[Start Dataset content]

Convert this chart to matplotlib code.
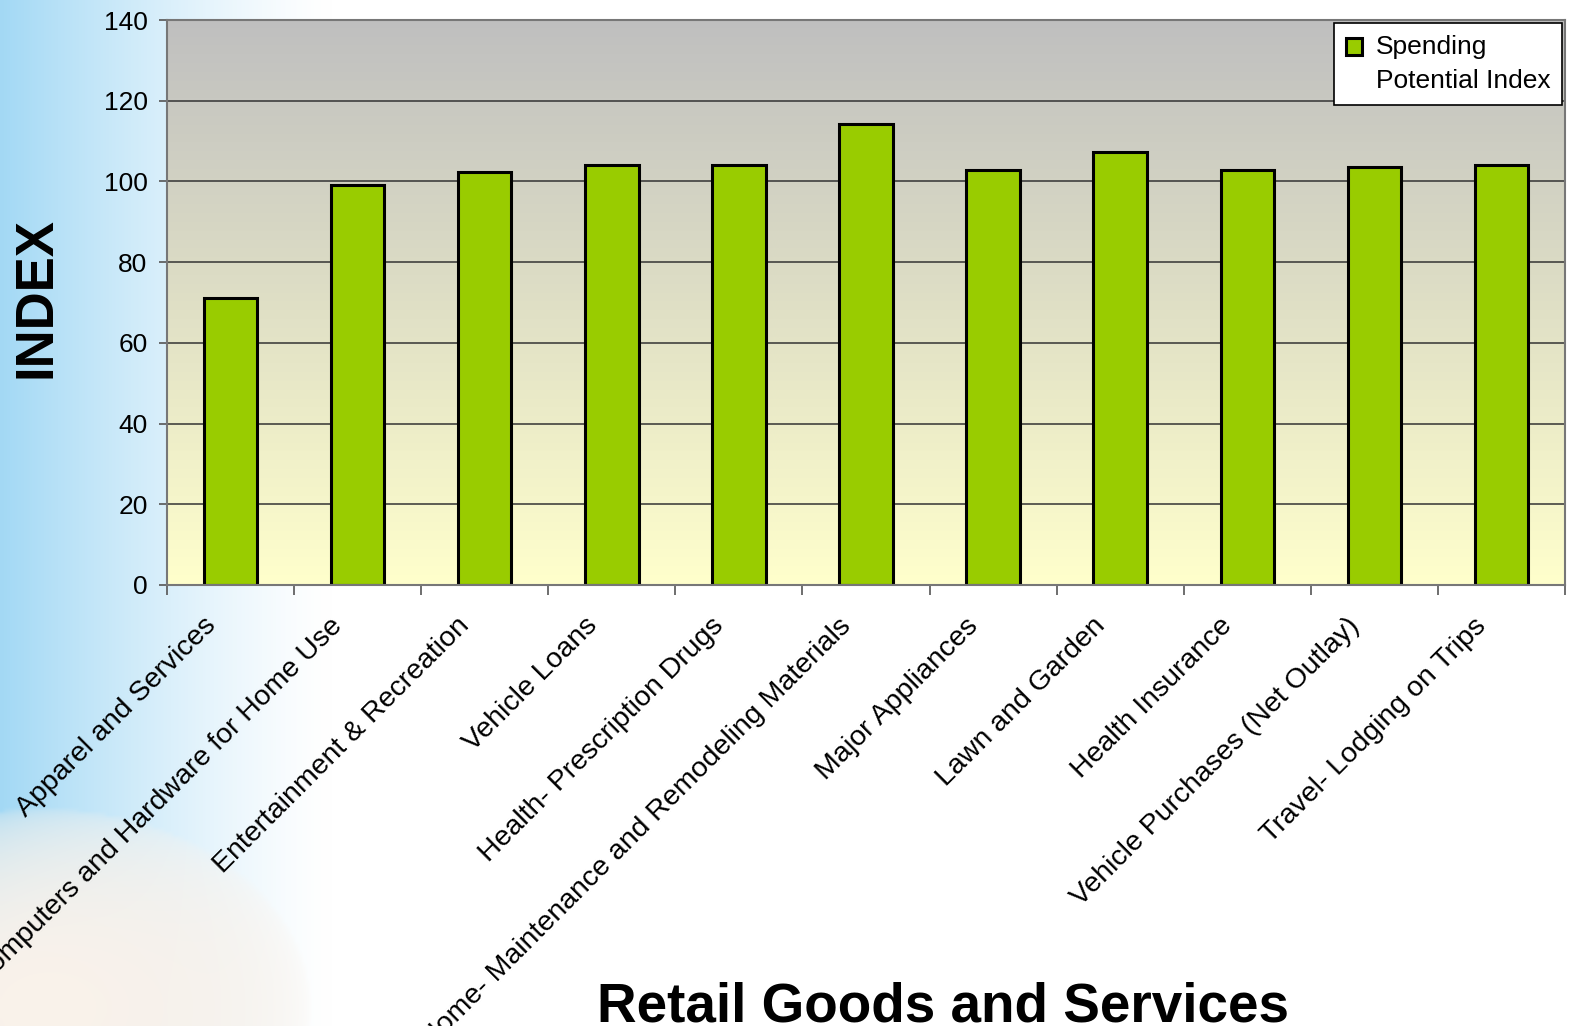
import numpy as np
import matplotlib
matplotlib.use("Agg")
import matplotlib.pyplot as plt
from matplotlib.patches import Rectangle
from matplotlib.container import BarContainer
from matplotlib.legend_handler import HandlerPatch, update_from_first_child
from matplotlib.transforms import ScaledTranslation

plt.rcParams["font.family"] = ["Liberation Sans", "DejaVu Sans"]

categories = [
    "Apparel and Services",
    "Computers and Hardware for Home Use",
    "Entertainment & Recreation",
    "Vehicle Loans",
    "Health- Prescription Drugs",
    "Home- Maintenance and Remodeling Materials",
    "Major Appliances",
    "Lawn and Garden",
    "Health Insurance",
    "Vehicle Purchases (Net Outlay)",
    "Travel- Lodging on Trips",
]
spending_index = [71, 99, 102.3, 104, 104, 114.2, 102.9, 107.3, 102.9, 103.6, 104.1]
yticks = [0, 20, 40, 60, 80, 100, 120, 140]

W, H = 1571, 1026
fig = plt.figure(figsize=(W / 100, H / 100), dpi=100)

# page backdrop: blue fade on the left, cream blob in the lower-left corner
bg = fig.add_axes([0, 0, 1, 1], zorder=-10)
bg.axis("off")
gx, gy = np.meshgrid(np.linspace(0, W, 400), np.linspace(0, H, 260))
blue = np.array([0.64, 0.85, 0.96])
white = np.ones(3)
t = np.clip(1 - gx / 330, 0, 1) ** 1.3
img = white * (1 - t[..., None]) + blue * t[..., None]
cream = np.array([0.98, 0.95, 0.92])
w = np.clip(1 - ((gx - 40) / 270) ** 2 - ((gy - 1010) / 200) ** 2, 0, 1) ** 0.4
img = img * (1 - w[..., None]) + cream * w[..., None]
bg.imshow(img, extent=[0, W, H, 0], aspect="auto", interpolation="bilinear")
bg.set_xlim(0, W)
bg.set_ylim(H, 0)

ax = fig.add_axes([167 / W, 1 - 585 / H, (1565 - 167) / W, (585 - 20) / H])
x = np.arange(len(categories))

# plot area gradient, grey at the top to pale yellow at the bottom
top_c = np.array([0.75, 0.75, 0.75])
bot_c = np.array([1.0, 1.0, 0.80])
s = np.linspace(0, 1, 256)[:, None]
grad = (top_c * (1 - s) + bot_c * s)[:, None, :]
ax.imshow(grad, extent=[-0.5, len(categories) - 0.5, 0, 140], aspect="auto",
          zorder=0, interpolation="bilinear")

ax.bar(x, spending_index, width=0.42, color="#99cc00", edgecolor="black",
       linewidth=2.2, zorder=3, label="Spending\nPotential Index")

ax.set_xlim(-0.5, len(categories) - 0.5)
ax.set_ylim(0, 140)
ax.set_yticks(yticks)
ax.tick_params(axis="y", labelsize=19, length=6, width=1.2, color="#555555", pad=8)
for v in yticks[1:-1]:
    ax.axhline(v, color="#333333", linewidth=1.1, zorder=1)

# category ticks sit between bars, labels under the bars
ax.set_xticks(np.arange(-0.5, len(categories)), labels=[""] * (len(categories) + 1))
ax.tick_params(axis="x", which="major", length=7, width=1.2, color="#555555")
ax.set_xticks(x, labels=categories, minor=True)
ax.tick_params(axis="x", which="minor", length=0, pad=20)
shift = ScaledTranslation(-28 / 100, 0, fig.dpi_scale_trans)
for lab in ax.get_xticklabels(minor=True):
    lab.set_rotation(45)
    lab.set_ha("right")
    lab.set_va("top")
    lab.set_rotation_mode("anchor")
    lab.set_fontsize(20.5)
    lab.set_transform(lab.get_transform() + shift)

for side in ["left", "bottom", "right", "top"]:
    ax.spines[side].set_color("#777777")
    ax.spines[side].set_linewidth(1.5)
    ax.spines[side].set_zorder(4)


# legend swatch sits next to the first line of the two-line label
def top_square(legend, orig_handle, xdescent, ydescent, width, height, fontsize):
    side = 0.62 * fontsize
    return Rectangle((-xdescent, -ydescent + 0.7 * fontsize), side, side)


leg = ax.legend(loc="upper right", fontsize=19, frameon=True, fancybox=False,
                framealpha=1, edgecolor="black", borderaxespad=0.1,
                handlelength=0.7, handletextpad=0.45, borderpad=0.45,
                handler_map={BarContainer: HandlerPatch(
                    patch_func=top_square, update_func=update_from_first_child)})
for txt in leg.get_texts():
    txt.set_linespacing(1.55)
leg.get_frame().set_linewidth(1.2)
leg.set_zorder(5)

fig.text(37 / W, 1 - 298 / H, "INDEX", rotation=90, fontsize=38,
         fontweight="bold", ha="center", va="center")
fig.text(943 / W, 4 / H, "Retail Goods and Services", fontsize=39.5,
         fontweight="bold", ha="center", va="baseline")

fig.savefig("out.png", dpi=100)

[End Dataset content]

_Task requirements_
Go over the data above and copy every line that has the word "matplotlib" in it.

_Solution_
Convert this chart to matplotlib code.
import matplotlib
matplotlib.use("Agg")
import matplotlib.pyplot as plt
from matplotlib.patches import Rectangle
from matplotlib.container import BarContainer
from matplotlib.legend_handler import HandlerPatch, update_from_first_child
from matplotlib.transforms import ScaledTranslation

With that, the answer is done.